10/29/2012 04:39 pm ET Updated Feb 02, 2016

It's Ok to Be Different as Long as You Vote Like Us?

Is America truly the land of the free? I can't help but ask myself this question as I keep reading the many posts filling my Facebook feed. Evidently, most of these posts are election-related and communicate some rather strong opinions and statements (good and bad) on both candidates and their respective presidential campaigns. Though it is fascinating to read the many comments and get an overall view of the general sentiment that my friends, family members and acquaintances have been feeling vis-à-vis the presidential election, it is also quite disturbing and disappointing to witness how my own community (the LGBT one) has been, for lack of a better word, discriminatively intolerant toward people not adhering to their political views and/or choice for president.

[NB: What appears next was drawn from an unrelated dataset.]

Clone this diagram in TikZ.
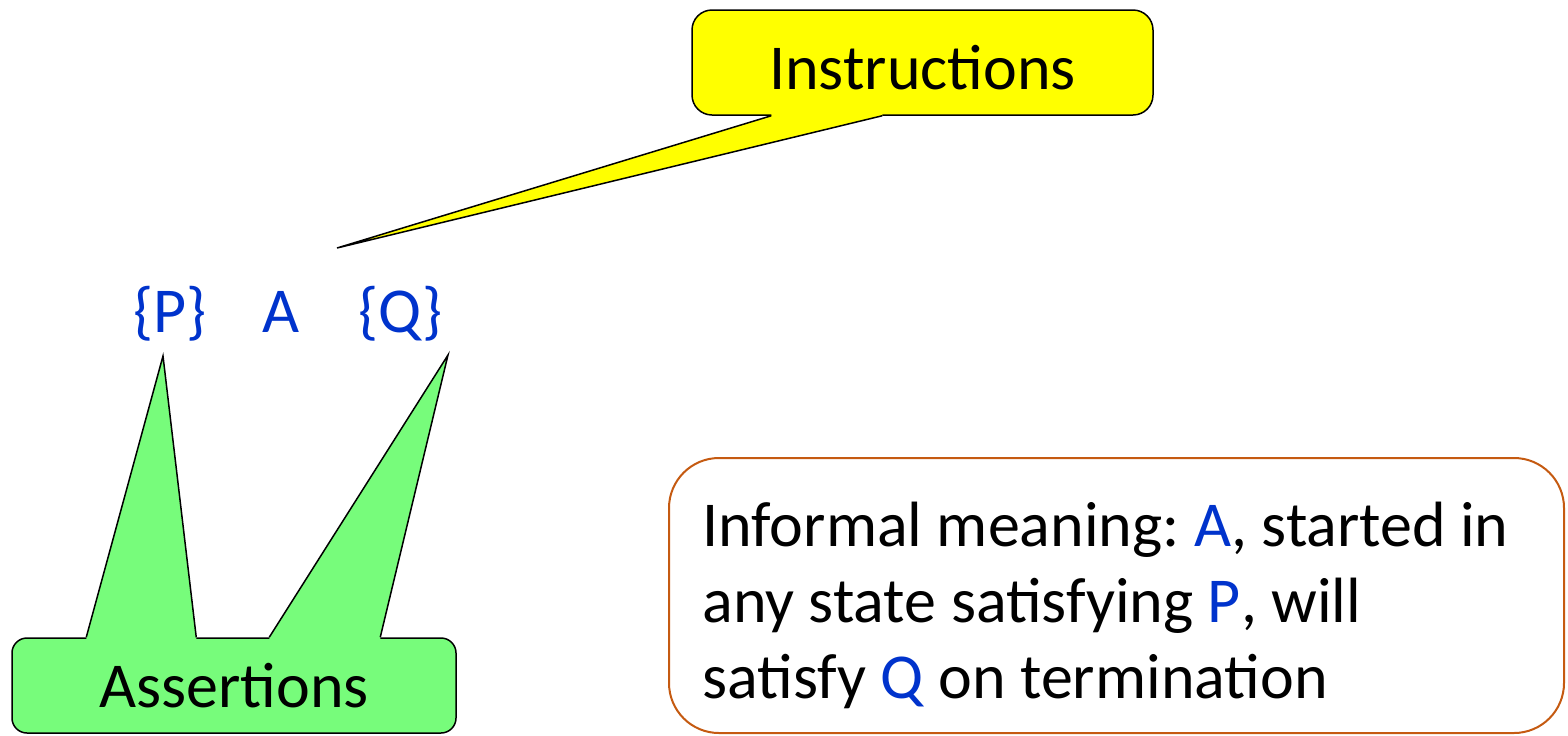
\documentclass[tikz,border=0pt]{standalone}
\usepackage{fontspec}
\setmainfont{Carlito}
\usetikzlibrary{calc}

\definecolor{calloutyellow}{RGB}{255,255,0}
\definecolor{calloutgreen}{RGB}{119,252,123}
\definecolor{hoareblue}{RGB}{0,51,204}
\definecolor{boxorange}{RGB}{197,90,17}

\begin{document}
\frenchspacing
\begin{tikzpicture}
        [
            x                   = 0.5pt,
            y                   = -0.5pt,
            every node/.style   = {font=\fontsize{32}{38}\selectfont, inner sep=0pt},
            callout/.style      = {shape=rectangle, draw, line width=0.75pt, align=center, text depth=0pt},
            formula/.style      = {text=hoareblue, anchor=base west},
            infobox/.style      = {shape=rectangle, draw=boxorange, line width=1pt,
                                   rounded corners=25pt, minimum width=447.5pt, minimum height=137.5pt},
            infotext/.style     = {align=left, anchor=west},
            tail/.style         = {line width=0.75pt},
        ]
        \useasboundingbox (0,0) rectangle (1568,735);

        % the triple
        \node [formula] (pre)  at (133,332) {\{P\}};
        \node [formula] (prog) at (262,332) {A};
        \node [formula] (post) at (358,332) {\{Q\}};

        % callout boxes
        \node [callout, fill=calloutyellow, rounded corners=10pt, text height=26.5pt,
               minimum width=230.5pt, minimum height=52.5pt] (instr) at (922.5,62.5) {Instructions};
        \node [callout, fill=calloutgreen, rounded corners=7.5pt, text height=21.5pt,
               minimum width=222pt, minimum height=47.5pt] (assert) at (234,685.5) {Assertions};

        % their tails
        \coordinate (instr tip) at (337,248);
        \coordinate (pre tip)   at (163,356);
        \coordinate (post tip)  at (448,355);

        \fill [calloutyellow] ($(instr.south west)+(80,-3)$) -- ($(instr.south west)+(80,0)$)
            -- (instr tip) -- ($(instr.south west)+(191,0)$) -- ($(instr.south west)+(191,-3)$) -- cycle;
        \draw [tail] ($(instr.south west)+(80,0)$) -- (instr tip) -- ($(instr.south west)+(191,0)$);

        \foreach \from/\to/\tip in {75/185/pre tip, 258/369/post tip}
        {
            \fill [calloutgreen] ($(assert.north west)+(\from,3)$) -- ($(assert.north west)+(\from,0)$)
                -- (\tip) -- ($(assert.north west)+(\to,0)$) -- ($(assert.north west)+(\to,3)$) -- cycle;
            \draw [tail] ($(assert.north west)+(\from,0)$) -- (\tip) -- ($(assert.north west)+(\to,0)$);
        }

        % meaning
        \node [infobox] (meaning) at (1116.5,595.5) {};
        \node [infotext] (meaning text) at ($(meaning.west)+(34,10)$)
            {Informal meaning: \textcolor{hoareblue}{A}, started in\\
             any state satisfying \textcolor{hoareblue}{P}, will\\
             satisfy \textcolor{hoareblue}{Q} on termination};
    \end{tikzpicture}
\end{document}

Recently a Facebook acquaintance of mine posted a comment that to some degree summarizes, in my opinion, the general attitude my LGBT fellows have been embracing in the social media sphere. The message was basically addressed, in very intimidating prose, to all Romney supporters, reminding them that the Republican candidate was opposed to same-sex marriage and proceeding to lecture them on the fact that their "straight" relationship was not more valuable than any gay/lesbian relationship, including the one said person is in. It also harshly condemned gay people who were not pledging "voting" allegiance to the LGBT fight for equality publicly endorsed by Obama. The statement finally ended with a semi-threat inviting Facebook friends (straight and gay) who were not going to change their minds and vote to reelect President Obama to "defriend" the subject, because "this election is that personal."

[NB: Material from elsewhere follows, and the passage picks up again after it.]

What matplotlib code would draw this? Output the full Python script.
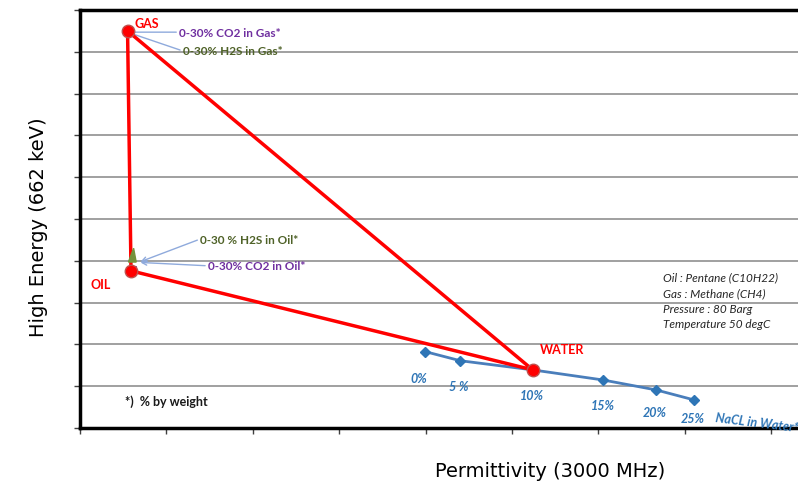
import matplotlib.pyplot as plt

# end members of the triangle (permittivity, high energy count)
phases = ['GAS', 'OIL', 'WATER']
phase_x = [0.55, 0.59, 5.24]
phase_y = [9.50, 3.76, 1.39]

# water line with increasing salinity
salt_labels = ['0%', '5 %', '10%', '15%', '20%', '25%']
salt_x = [3.99, 4.40, 5.24, 6.05, 6.67, 7.11]
salt_y = [1.83, 1.61, 1.39, 1.15, 0.91, 0.67]
# label offsets below each marker, in points
salt_dx = [-4, -1, -1, 0, -1, -1]
salt_dy = [-19, -18, -18, -18, -16, -13]

# small CO2 / H2S shifts next to the oil point
h2s_oil_x = [0.56, 0.62, 0.65]
h2s_oil_y = [3.97, 4.30, 3.97]
co2_oil_x = [0.58, 0.64]
co2_oil_y = [3.85, 3.85]

info = ['Oil : Pentane (C10H22)', 'Gas : Methane (CH4)',
        'Pressure : 80 Barg', 'Temperature 50 degC']

red = '#ff0000'
blue = '#2e75b6'
purple = '#7030a0'
olive = '#4f6228'
arrow_col = '#8faadc'

fig = plt.figure(figsize=(7.98, 4.89), dpi=100)
ax = fig.add_axes([0.1003, 0.1227, 0.8997, 0.8548])
ax.set_xlim(0, 8.31)
ax.set_ylim(0, 10)
ax.set_xticks(range(0, 9))
ax.set_yticks(range(0, 11))
ax.set_xticklabels([])
ax.set_yticklabels([])
ax.tick_params(length=4, width=1, color='#404040')
ax.grid(axis='y', color='#a0a0a0', lw=1.4)
ax.set_axisbelow(True)
for s in ['left', 'bottom', 'top']:
    ax.spines[s].set_linewidth(2.5)
ax.spines['right'].set_visible(False)

# salinity line
ax.plot(salt_x, salt_y, '-D', color='#4a7ebb', lw=2, mfc=blue, mec=blue, ms=5, zorder=3)
for lab, x, y, dx, dy in zip(salt_labels, salt_x, salt_y, salt_dx, salt_dy):
    ax.annotate(lab, (x, y), xytext=(dx, dy), textcoords='offset points',
                ha='center', va='center', color=blue, fontsize=9,
                fontweight='bold', style='italic', family='Lato')
ax.text(7.35, 0.14, 'NaCL in Water*', color=blue, fontsize=9, fontweight='bold',
        style='italic', family='Lato', rotation=-7, va='center')

# triangle gas - oil - water
tri_x = phase_x + [phase_x[0]]
tri_y = phase_y + [phase_y[0]]
ax.plot(tri_x, tri_y, color=red, lw=2.5, zorder=4)
ax.fill(h2s_oil_x, h2s_oil_y, color='#76923c', zorder=4)
ax.plot(co2_oil_x, co2_oil_y, color=purple, lw=2, zorder=4)
ax.plot(phase_x, phase_y, 'o', color=red, mec='#c0504d', ms=9, zorder=5)

ax.text(0.63, 9.69, 'GAS', color=red, fontsize=9, fontweight='bold', family='Lato', va='center')
ax.text(0.116, 3.44, 'OIL', color=red, fontsize=9, fontweight='bold', family='Lato', va='center')
ax.text(5.32, 1.89, 'WATER', color=red, fontsize=9, fontweight='bold', family='Lato', va='center')

# composition notes with pointers
notes = [
    ('0-30% CO2 in Gas*', purple, (1.146, 9.47), (0.62, 9.47), '-'),
    ('0-30% H2S in Gas*', olive, (1.19, 9.02), (0.62, 9.42), '-'),
    ('0-30 % H2S in Oil*', olive, (1.39, 4.52), (0.70, 3.98), '->'),
    ('0-30% CO2 in Oil*', purple, (1.48, 3.88), (0.70, 3.96), '->'),
]
for txt, col, pos, tip, style in notes:
    ax.annotate(txt, xy=tip, xytext=pos, color=col, fontsize=8.5, fontweight='bold',
                family='Lato', va='center', ha='left',
                arrowprops=dict(arrowstyle=style, color=arrow_col, lw=1,
                                shrinkA=0, shrinkB=0, relpos=(0, 0.5)))

for i, line in enumerate(info):
    ax.text(6.75, 3.61 - i * 0.37, line, fontsize=8.5, style='italic',
            family='Lato', color='#262626', va='center')

ax.text(0.52, 0.65, '*)  % by weight', fontsize=9, fontweight='bold', family='Lato',
        color='#1a1a1a', va='center')

fig.text(0.048, 0.535, 'High Energy (662 keV)', rotation=90, fontsize=14,
         ha='center', va='center')
fig.text(0.69, 0.035, 'Permittivity (3000 MHz)', fontsize=14, ha='center', va='center')

fig.savefig('out.png', dpi=100)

Now, clearly, everybody is free to express his or her opinion. And that is exactly my point! What ever happened to freedom of expression and the liberty for all to vote for whom they want? What is so terribly wrong to agree to disagree? Our community's endless quest for equality has always been about celebrating differences to be free to be who we truly are. If our message is one of acceptance and tolerance, shouldn't we practice what we preach and similarly be accepting and tolerant toward people (gay or straight) who have a different opinion, and, in this case, a different vote to cast than ours? I personally believe that it makes us look like a bunch of hypocrites if we do unto others what we don't want done unto us, not to mention the fact that it defeats the entire purpose and cause of the LGBT community and what our community stands for.

It's not breaking news that the bulk of the LGBT community is rallying around President Obama's ticket, but the Obama love fest isn't the de facto stance of all LGBT voters. I know a handful of gay and lesbian Republicans who intend to vote against the incumbent president on Nov. 6. Does that make them "bad" people or disingenuous, disloyal members of our community?

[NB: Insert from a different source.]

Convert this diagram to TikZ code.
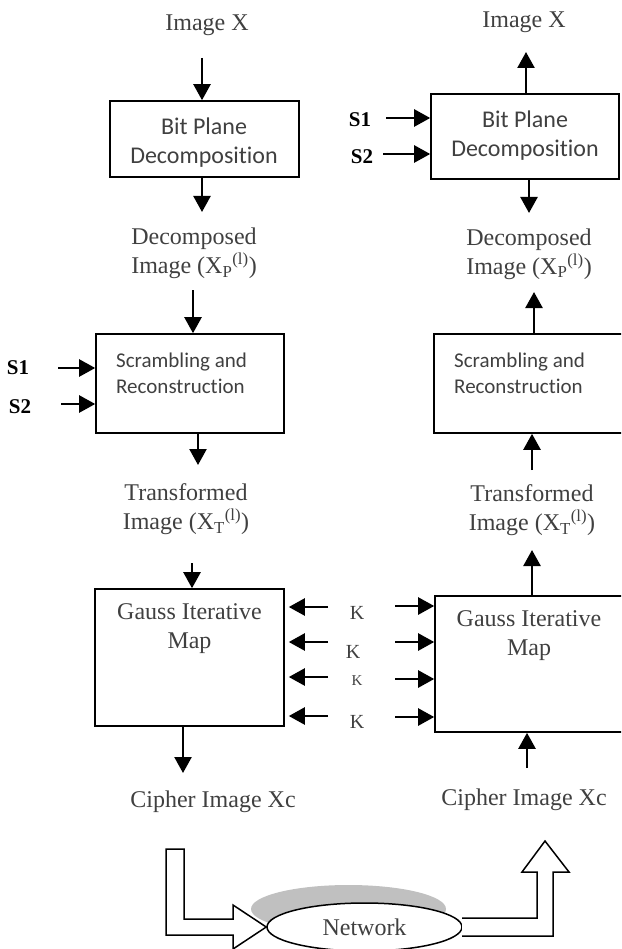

Again in the social media world, some people have been arguing that if you're not with the gay community, then you're against it. I don't personally believe that gay people who vote Republican are deserting and/or turning their backs on the community. Passing judgment on others is not only pretentious but a bit narrow-minded and a rather totalitarian approach. It is the same as assuming that black people would naturally have to vote for President Obama because they share the same skin color. We've seen the racist rage from some Obama supporters in response to Stacey Dash's tweet endorsing Mitt Romney, or, conversely, the reaction from John H. Sununu to Colin Powell's endorsement of President Obama, in which Sununu insinuated that Powell is backing Obama because of race.

As someone who is a holder of a Green Card (a year away from proudly becoming an American!) and is watching this election from Switzerland, my main concern is the way this so-called Facebook debate has been depriving a minority of its freedom of expression. The dialogue taking place in my Facebook feed has been so overwhelmingly anti-Romney that very few of my Republican Facebook friends have had the guts to leave comments and/or post status updates expressing, or even revealing, their support for their political party. And when a few did, they were rather harshly condemned in what bordered on Facebook bullying. What that has translated into is a flow of angry words meant to psychologically intimidate and virtually discredit anyone giving Republicans some love, so much so that most have quickly ceased to even bother to do so. Why should anyone feel guilty or less-than for thinking a certain way, even if it goes against the general consensus? We should really be utilizing social media platforms like Facebook to open the doors of communication and engage in a transparent dialogue where ideas and opinions, no matter how diverse they are, are freely shared and exchanged in a gracious and all-embracing manner, without prejudice and judgment. We can always learn from others, even if they don't think like us or agree with us.

I respect the fact that we're all passionate about our cause and our community, but I also believe that that same respect should be given to all and should apply to each and every one of us. It truly is a shame that our community is rather ironically forcing others to stay in the closet, to keep their mouths shut and their opinions to themselves, particularly when and if their political views and party affiliation differ from the "popular" majority. What kind of message are we sending? That it's OK to be different and that you should be free to be who you are as long as you think, and most importantly vote, like the majority of us?